Fazlaca Ses Çıkarmayan Diğer Bir Etnik Unsur
Galiçyalılar
Coğrafi Alanı
Galiçyalılar, İspanya’da öne çıkan diğer bir etnik unsur. Bunlara, Galisyalılar da deniyor. İspanya’nın kuzeybatısında, Galiçya ve Asturias Bölgesi’nde yaşayan bir halk.
Kökeni; tartışmalı, bunu Avrupa’nın eski halklarından Keltlere dayandıranlar da var.
Portekizceye Benzeyen Bir Dil
Dili, Galiçyaca. Kendi dilindeki ismi ise Galego.
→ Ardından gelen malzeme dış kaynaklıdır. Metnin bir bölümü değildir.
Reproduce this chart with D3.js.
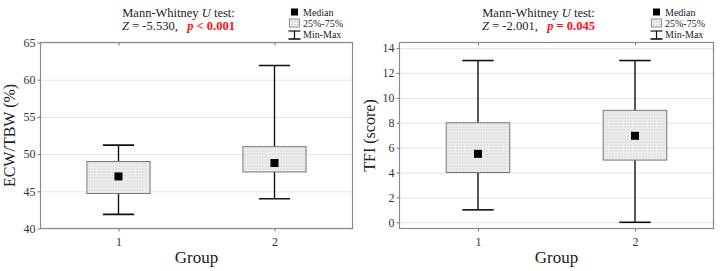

Portekizceye benzeyen Latin kökenli bir dil, dili üzerinde Arap ve Kelt kültürünün etkisi de var.
İspanya’da; Bask dili ile birlikte en iyi korunmuş bir dil olarak kabul ediliyor, 3-4 milyon kişinin de bu dili konuştuğu söyleniyor.
Katalanlardan sonra İspanya’nın 2. büyük etnik grubu, ancak; İspanya siyasetinde, Basklar ve Katalanlar kadar da aktif değil.
Bir Süre İçin de Olsa Özerk Yönetim Hakkını Elde Etmişler
Bölge, 1932’de; özerkliğini kazanmış, 1937’de ise kaybetmiş.
Önceleri bağımsızlığı, daha sonra da özerkliği savunan Galisya Milliyetçi Bloğu ise; bölgenin, önemli siyasi partilerinden biri.